Хижняков не спал. Сложившись в крохотный комок, он прятался от холода и ночи 
  под мягкой грудой тряпья и плакал — без усилия, без боли и содроганий, как плачут 
  те, у кого сердце чисто и безгрешно, как у детей. Он жалел себя, сжавшегося 
  в комок, и ему чудилось, что он жалеет всех людей и всю человеческую жизнь, 
  и в этом чувстве была таинственная и глубокая радость. Он видел ребенка, который 
  родился, и ему казалось, что это родился он сам для новой жизни, и жить будет 
  долго, и жизнь его будет прекрасна. Он любил и жалел эту новую жизнь, и это 
  было так радостно, что он засмеялся, встряхнул груду тряпья и спросил:
— О чем я плачу?
И не нашел, и ответил:
— Так.
И такой глубокий смысл был в этом коротком слове, что новой волной горячих 
  слез всколыхнулась разбитая грудь человека, жизнь которого была так печальна 
  и одинока.
А у изголовья уже усаживалась бесшумно хищная смерть и ждала — спокойно, терпеливо, 
  настойчиво.
Декабрь 1901 г.
 
   
        Источник. Андреев Л. Повести и рассказы в 2-х 
          томах. – М.: Худож. лит., 1971. 

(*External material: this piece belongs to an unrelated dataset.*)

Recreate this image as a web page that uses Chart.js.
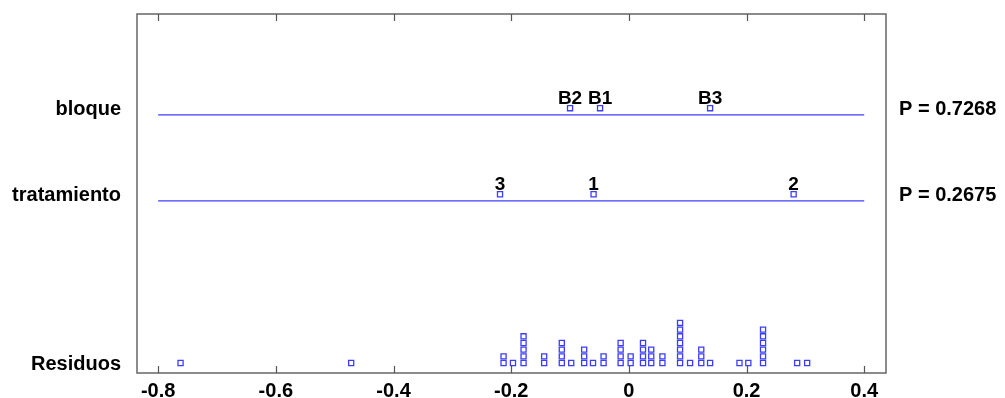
<!DOCTYPE html>
<html>
<head>
<meta charset="utf-8">
<script src="https://cdn.jsdelivr.net/npm/chart.js@4.4.0/dist/chart.umd.min.js"></script>
<style>
  html, body { margin: 0; padding: 0; background: #fff; }
</style>
</head>
<body>
<canvas id="chart" width="1005" height="398"></canvas>
<script>
const xTicks = [-0.8, -0.6, -0.4, -0.2, 0, 0.2, 0.4]
const factors = ['bloque', 'tratamiento']
const pValues = ['P = 0.7268', 'P = 0.2675']
const bloqueLabels = ['B2', 'B1', 'B3']
const bloqueValues = [-0.100, -0.049, 0.138]
const tratLabels = ['3', '1', '2']
const tratValues = [-0.219, -0.060, 0.280]
const residuals = [
    -0.762, -0.472,
    -0.213, -0.213, -0.197,
    -0.179, -0.179, -0.179, -0.179, -0.179,
    -0.144, -0.144,
    -0.114, -0.114, -0.114, -0.114, -0.098,
    -0.076, -0.076, -0.076, -0.061,
    -0.043, -0.043,
    -0.014, -0.014, -0.014, -0.014,
    0.003, 0.003,
    0.024, 0.024, 0.024, 0.024,
    0.038, 0.038, 0.038,
    0.057, 0.057,
    0.087, 0.087, 0.087, 0.087, 0.087, 0.087, 0.087,
    0.104, 0.123, 0.123, 0.123, 0.138,
    0.188, 0.203,
    0.228, 0.228, 0.228, 0.228, 0.228, 0.228,
    0.286, 0.303
]

const BLUE = '#3c3cff'
const FONT = 'Liberation Sans, Arial, sans-serif'
// row levels on the y scale (one unit = one stacked square)
const rowY = { bloque: 37.2, tratamiento: 24.3, residuos: 0 }

// stack equal residuals on top of each other
const counts = {}
const residualPoints = residuals.map(v => {
    const k = v.toFixed(3)
    counts[k] = counts[k] || 0
    return { x: v, y: rowY.residuos + counts[k]++ }
})

const pointStyle = {
    pointStyle: 'rect',
    pointRadius: 3.6,
    pointBorderWidth: 1.3,
    pointBorderColor: BLUE,
    pointBackgroundColor: '#fff',
    showLine: false
}

const datasets = []
factors.forEach(f => {
    datasets.push({
        data: [{ x: xTicks[0], y: rowY[f] }, { x: xTicks[xTicks.length - 1], y: rowY[f] }],
        showLine: true,
        borderColor: BLUE,
        borderWidth: 1.2,
        pointRadius: 0
    })
})
datasets.push(Object.assign({
    data: bloqueValues.map(v => ({ x: v, y: rowY.bloque + 1 })),
    names: bloqueLabels
}, pointStyle))
datasets.push(Object.assign({
    data: tratValues.map(v => ({ x: v, y: rowY.tratamiento + 1 })),
    names: tratLabels
}, pointStyle))
datasets.push(Object.assign({ data: residualPoints }, pointStyle))

const decor = {
    id: 'decor',
    afterDraw(chart) {
        const { ctx, chartArea: a, scales } = chart
        const x = scales.x, y = scales.y
        ctx.save()
        // frame
        ctx.strokeStyle = '#666'
        ctx.lineWidth = 1.5
        ctx.strokeRect(a.left, a.top, a.right - a.left, a.bottom - a.top)
        // inner ticks top and bottom
        ctx.lineWidth = 1.2
        ctx.strokeStyle = '#555'
        ctx.beginPath()
        xTicks.forEach(v => {
            const px = Math.round(x.getPixelForValue(v)) + 0.5
            ctx.moveTo(px, a.bottom); ctx.lineTo(px, a.bottom - 7)
            ctx.moveTo(px, a.top); ctx.lineTo(px, a.top + 7)
        })
        ctx.stroke()

        ctx.fillStyle = '#000'
        ctx.font = 'bold 20px ' + FONT
        ctx.textBaseline = 'alphabetic'
        // row names and p-values
        factors.forEach((f, i) => {
            const py = y.getPixelForValue(rowY[f])
            ctx.textAlign = 'right'
            ctx.fillText(f, a.left - 16, py)
            ctx.textAlign = 'left'
            ctx.fillText(pValues[i], a.right + 13, py)
        })
        ctx.textAlign = 'right'
        ctx.fillText('Residuos', a.left - 16, y.getPixelForValue(rowY.residuos) + 7)

        // point labels
        ctx.font = 'bold 19px ' + FONT
        ctx.textAlign = 'center'
        chart.data.datasets.forEach(ds => {
            if (!ds.names) return
            ds.data.forEach((p, i) => {
                ctx.fillText(ds.names[i], x.getPixelForValue(p.x), y.getPixelForValue(p.y) - 4)
            })
        })
        ctx.restore()
    }
}

new Chart(document.getElementById('chart'), {
    type: 'scatter',
    data: { datasets: datasets },
    options: {
        responsive: false,
        animation: false,
        devicePixelRatio: 1,
        layout: { padding: { left: 137, right: 119, top: 14, bottom: 0 } },
        plugins: { legend: { display: false }, tooltip: { enabled: false } },
        scales: {
            x: {
                type: 'linear',
                min: -0.836,
                max: 0.437,
                afterBuildTicks: s => { s.ticks = xTicks.map(v => ({ value: v })) },
                afterFit: s => { s.height = 25 },
                grid: { display: false, drawTicks: false },
                border: { display: false },
                ticks: {
                    padding: 6,
                    color: '#000',
                    font: { family: FONT, size: 20, weight: 'bold' },
                    callback: v => String(v)
                }
            },
            y: {
                type: 'linear',
                display: false,
                min: -1.5,
                max: 52.32
            }
        }
    },
    plugins: [decor]
})
</script>
</body>
</html>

        Комментарий. Впервые — в газете «Курьер», 1901, 25 декабря, № 356. Отдельным изданием рассказ 
  выпущен в Дешевой библиотеке т-ва «Знание», № 56, СПб., 1906.
7 января 1902 г. в письме К. П. Пятницкому Андреев упоминает «В подвале» в 
  числе рассказов, которыми он думает дополнить второе издание сборника своих 
  Рассказов (1902). «Так плохо чувствую себя, что не в силах, как намеревался, 
  переделать рассказ «В подвале» (АГ, П-ка «Зн», 2-4-13). В письме ему же от 10 
  февраля Андреев просил: «Если корректуру получите поздно, то нельзя ли Вам собственноручно 
  в рассказе «В подвале» исправить беленькое плечико ребенка на розовенькое». 
  (АГ, П-ка «Зн», 2 — 4 — 19). К. П. Пятницкий выполнил просьбу автора.